Back in September 2001 (two weeks after 9/11), my own workplace was hit by a "virus attack" and for a few hours I was afraid that I could have infected my home computer.

Sunday, September 05, 2010

Password security is getting a new look: sometimes less is more

Randall Stross has an interesting piece on p 3 of Business Day of the Sunday New York Times, “A strong password isn’t the strongest security”, link here.

Indeed, the requirements to have so much randomness in passwords (as with companies that run password crackers, as did mine back in 2001) does lead people to write them down and save them, undermining security.

In fact, password security becomes irrelevant once a machine is infected with “real” spyware or keyloggers.

At the other end of the security spectrum, Stross points out that even weak passwords can’t easily be guessed in just a few tries. However, most companies (and indeed, particularly, most school campuses) do not lock people out for a long time after a few unsuccessful logon attempts because enemies (or students with bad grades) could disrupt legitimate use of peoples’ accounts.

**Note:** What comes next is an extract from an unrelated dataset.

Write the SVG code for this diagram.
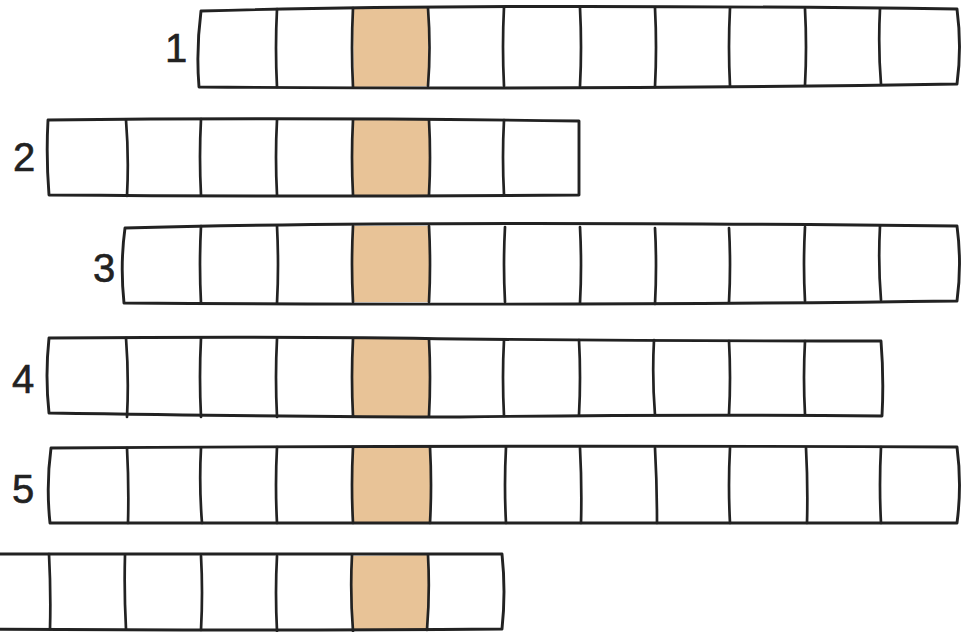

A good compromise on password strength policy is to allow shorter, weaker passwords but only those that occur at a lower that statistically significant level.

Wednesday, September 01, 2010

Australian site recommends second opinions on virus scans, firewalls; keep experimenting

As Australian site Arnet has an interesting article by Lincoln Spector dealing with how a “protected PC” gets infected, here.

Spector recommends “second opinions” from second anti-virus vendors (although some cause conflicts – I find that McAfee and Kaspersky don’t interfere on an XP machine). He also recommends not depending on Windows Firewall, which has been criticized for the ability to monitor outgoing packets in a wireless environment (possibly even if your home has a wireless router if you think there is any practical risk of wardriving).

He even recommends not using the same vendor for anti-virus and firewall, as the recommendations for the “best buy” of each keep changing every few months.